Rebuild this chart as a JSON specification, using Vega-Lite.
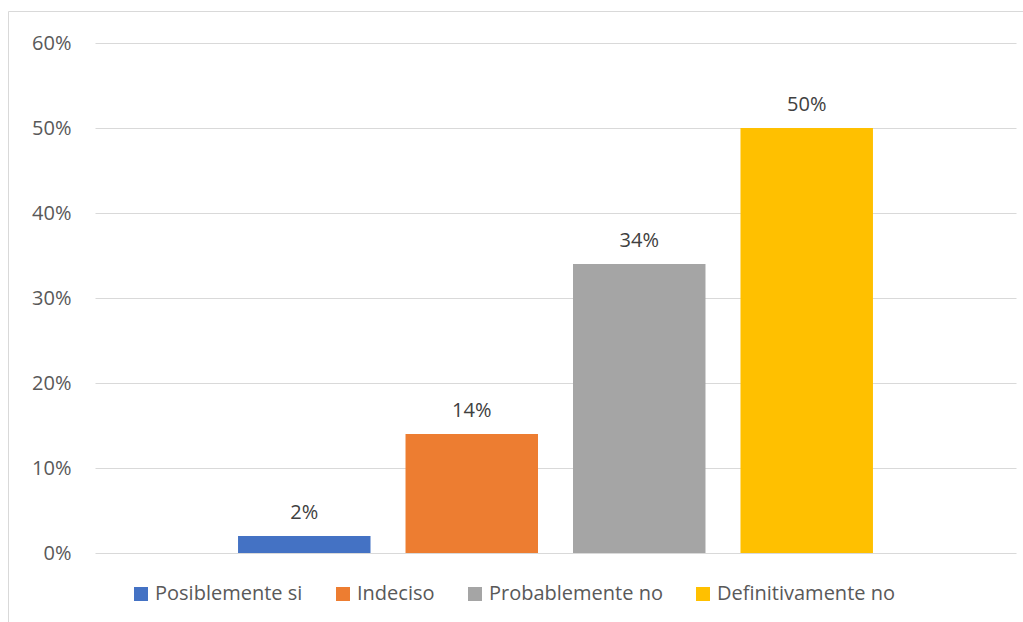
{
  "$schema": "https://vega.github.io/schema/vega-lite/v6.json",
  "autosize": {"type": "none"},
  "padding": {"left": 8, "top": 11, "right": 0, "bottom": 0},
  "width": 1015,
  "height": 611,
  "background": "white",
  "config": {
    "view": {"stroke": "#D9D9D9", "strokeWidth": 1, "fill": "white"},
    "font": "Open Sans"
  },
  "data": {
    "values": [
      {"respuesta": "Posiblemente si", "pct": 0.02},
      {"respuesta": "Indeciso", "pct": 0.14},
      {"respuesta": "Probablemente no", "pct": 0.34},
      {"respuesta": "Definitivamente no", "pct": 0.50}
    ]
  },
  "encoding": {
    "x": {
      "field": "respuesta",
      "type": "nominal",
      "sort": null,
      "axis": null,
      "scale": {"range": [87, 1008], "paddingInner": 0.209, "paddingOuter": 0.854}
    },
    "y": {
      "field": "pct",
      "type": "quantitative",
      "scale": {"domain": [0, 0.6], "range": [542, 32], "nice": false, "zero": true},
      "axis": {
        "title": null,
        "format": ".0%",
        "values": [0, 0.1, 0.2, 0.3, 0.4, 0.5, 0.6],
        "grid": true,
        "gridColor": "#D9D9D9",
        "gridWidth": 1,
        "domain": false,
        "ticks": false,
        "tickSize": 0,
        "labelPadding": 0,
        "offset": -63,
        "labelFont": "Open Sans",
        "labelFontSize": 20,
        "labelColor": "#595959"
      }
    }
  },
  "layer": [
    {
      "mark": {"type": "bar"},
      "encoding": {
        "color": {
          "field": "respuesta",
          "type": "nominal",
          "sort": null,
          "scale": {"range": ["#4472C4", "#ED7D31", "#A5A5A5", "#FFC000"]},
          "legend": {
            "title": null,
            "orient": "none",
            "legendX": 123,
            "legendY": 573,
            "direction": "horizontal",
            "padding": 0,
            "symbolType": "square",
            "symbolSize": 196,
            "symbolStrokeWidth": 0,
            "labelFont": "Open Sans",
            "labelFontSize": 20,
            "labelColor": "#595959",
            "labelOffset": 4,
            "labelLimit": 300,
            "columnPadding": 30
          }
        }
      }
    },
    {
      "mark": {
        "type": "text",
        "baseline": "alphabetic",
        "dy": -17,
        "font": "Open Sans",
        "fontSize": 20,
        "color": "#404040"
      },
      "encoding": {
        "text": {"field": "pct", "type": "quantitative", "format": ".0%"}
      }
    }
  ]
}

## WORK TO BE COMPLETED:
Except for the pictures, give all the material above again verbatim.

## COMPLETE OUTPUT:
Rebuild this chart as a JSON specification, using Vega-Lite.
{
  "$schema": "https://vega.github.io/schema/vega-lite/v6.json",
  "autosize": {"type": "none"},
  "padding": {"left": 8, "top": 11, "right": 0, "bottom": 0},
  "width": 1015,
  "height": 611,
  "background": "white",
  "config": {
    "view": {"stroke": "#D9D9D9", "strokeWidth": 1, "fill": "white"},
    "font": "Open Sans"
  },
  "data": {
    "values": [
      {"respuesta": "Posiblemente si", "pct": 0.02},
      {"respuesta": "Indeciso", "pct": 0.14},
      {"respuesta": "Probablemente no", "pct": 0.34},
      {"respuesta": "Definitivamente no", "pct": 0.50}
    ]
  },
  "encoding": {
    "x": {
      "field": "respuesta",
      "type": "nominal",
      "sort": null,
      "axis": null,
      "scale": {"range": [87, 1008], "paddingInner": 0.209, "paddingOuter": 0.854}
    },
    "y": {
      "field": "pct",
      "type": "quantitative",
      "scale": {"domain": [0, 0.6], "range": [542, 32], "nice": false, "zero": true},
      "axis": {
        "title": null,
        "format": ".0%",
        "values": [0, 0.1, 0.2, 0.3, 0.4, 0.5, 0.6],
        "grid": true,
        "gridColor": "#D9D9D9",
        "gridWidth": 1,
        "domain": false,
        "ticks": false,
        "tickSize": 0,
        "labelPadding": 0,
        "offset": -63,
        "labelFont": "Open Sans",
        "labelFontSize": 20,
        "labelColor": "#595959"
      }
    }
  },
  "layer": [
    {
      "mark": {"type": "bar"},
      "encoding": {
        "color": {
          "field": "respuesta",
          "type": "nominal",
          "sort": null,
          "scale": {"range": ["#4472C4", "#ED7D31", "#A5A5A5", "#FFC000"]},
          "legend": {
            "title": null,
            "orient": "none",
            "legendX": 123,
            "legendY": 573,
            "direction": "horizontal",
            "padding": 0,
            "symbolType": "square",
            "symbolSize": 196,
            "symbolStrokeWidth": 0,
            "labelFont": "Open Sans",
            "labelFontSize": 20,
            "labelColor": "#595959",
            "labelOffset": 4,
            "labelLimit": 300,
            "columnPadding": 30
          }
        }
      }
    },
    {
      "mark": {
        "type": "text",
        "baseline": "alphabetic",
        "dy": -17,
        "font": "Open Sans",
        "fontSize": 20,
        "color": "#404040"
      },
      "encoding": {
        "text": {"field": "pct", "type": "quantitative", "format": ".0%"}
      }
    }
  ]
}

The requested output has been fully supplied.